In a time of holiday hazards, such truly valuable ACTIONS are ways that the Lord can move us toward a deeper appreciation of the gift of Christ at Christmas. Investment of precious time and talent remind us that "all the paths of the Lord are steadfast love and faithfulness, for those who keep his covenant and his decrees" (v. 10).

Some are choosing to follow this path by "adopting" a low-income family through a local interfaith social service agency - a project that might involve buying and wrapping gifts for children, or delivering a Christmas tree. There is tremendous value in exposing our children to life beyond the bubble of affluence, introducing them to a family that worries more about paying the rent than picking up the latest Pokemon merchandise or robotic dog. Christmas can help weaken the walls that isolate us in our own economic niches.

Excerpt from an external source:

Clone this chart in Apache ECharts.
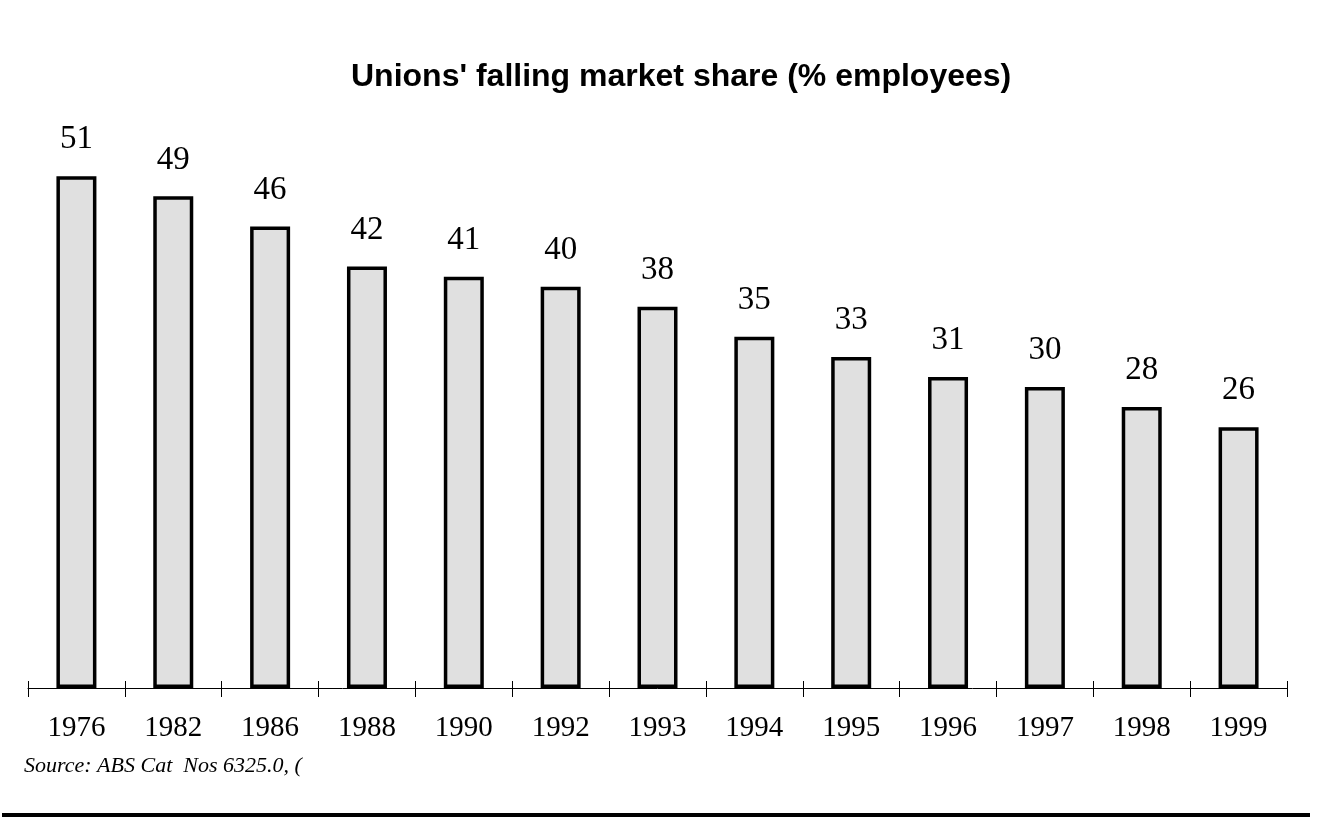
<!DOCTYPE html>
<html>
<head>
<meta charset="utf-8">
<style>
  html, body { margin: 0; padding: 0; background: #fff; }
  #chart { width: 1322px; height: 822px; }
</style>
<script src="https://cdn.jsdelivr.net/npm/echarts@6/dist/echarts.min.js"></script>
</head>
<body>
<div id="chart"></div>
<script>
var years = ["1976", "1982", "1986", "1988", "1990", "1992", "1993", "1994", "1995", "1996", "1997", "1998", "1999"];
var share = [51, 49, 46, 42, 41, 40, 38, 35, 33, 31, 30, 28, 26];
var titleText = "Unions' falling market share (% employees)";
var sourceText = "Source: ABS Cat  Nos 6325.0, (";

var chart = echarts.init(document.getElementById("chart"));
var serif = "'Liberation Serif', 'DejaVu Serif', serif";

var option = {
  backgroundColor: "#fff",
  animation: false,
  title: {
    text: titleText,
    left: 346,
    top: 56,
    textStyle: {
      fontFamily: "'Liberation Sans', Arial, sans-serif",
      fontWeight: "bold",
      fontSize: 32,
      color: "#000"
    }
  },
  grid: {
    left: 28,
    right: 35,
    top: 86,
    bottom: 134
  },
  xAxis: [
    {
      type: "category",
      data: years,
      axisLine: { lineStyle: { color: "#000", width: 1 } },
      axisTick: { show: true, length: 9, lineStyle: { color: "#000" } },
      axisLabel: {
        color: "#000",
        fontFamily: serif,
        fontSize: 29,
        margin: 26
      }
    },
    {
      // 向上的刻度，做成十字刻度
      type: "category",
      data: years,
      position: "bottom",
      axisLine: { show: false },
      axisTick: { show: true, inside: true, length: 7, lineStyle: { color: "#000" } },
      axisLabel: { show: false }
    }
  ],
  yAxis: {
    type: "value",
    min: 0,
    max: 60,
    show: false,
    splitLine: { show: false }
  },
  series: [
    {
      type: "bar",
      data: share,
      barWidth: 40,
      itemStyle: {
        color: "#e0e0e0",
        borderColor: "#000",
        borderWidth: 3.5
      },
      label: {
        show: true,
        position: "top",
        distance: 20,
        color: "#000",
        fontFamily: serif,
        fontSize: 33
      }
    }
  ],
  graphic: [
    {
      type: "text",
      left: 24,
      top: 755,
      style: {
        text: sourceText,
        fontFamily: serif,
        fontStyle: "italic",
        fontSize: 22,
        fill: "#000"
      }
    },
    {
      type: "rect",
      left: 2,
      top: 813,
      shape: { width: 1308, height: 4 },
      style: { fill: "#000" }
    }
  ]
};

chart.setOption(option);
</script>
</body>
</html>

All these activities - Advent expectation, limit-setting, alternative gifts, outreach to neighbors - can reduce the risk of holiday hazards and prepare us much better for the central, spiritual event of Christmas. This is not to say we have to plaster a warning label over the entire season and proclaim that good times are always going to be hazardous to our health ... but let's do what we can to turn down the volume and find some peace and quiet in "Silent Night."

If we're careful with our time in the days to come - focusing more on activities than on acquisitions - we'll be able to arrive at Christmas feeling some energy and expectation instead of sheer exhaustion. And we'll come to it with the satisfaction of knowing that we are celebrating the season in a way consistent with our deepest beliefs, having followed the peaceful paths and the wonderful ways of the God of our salvation.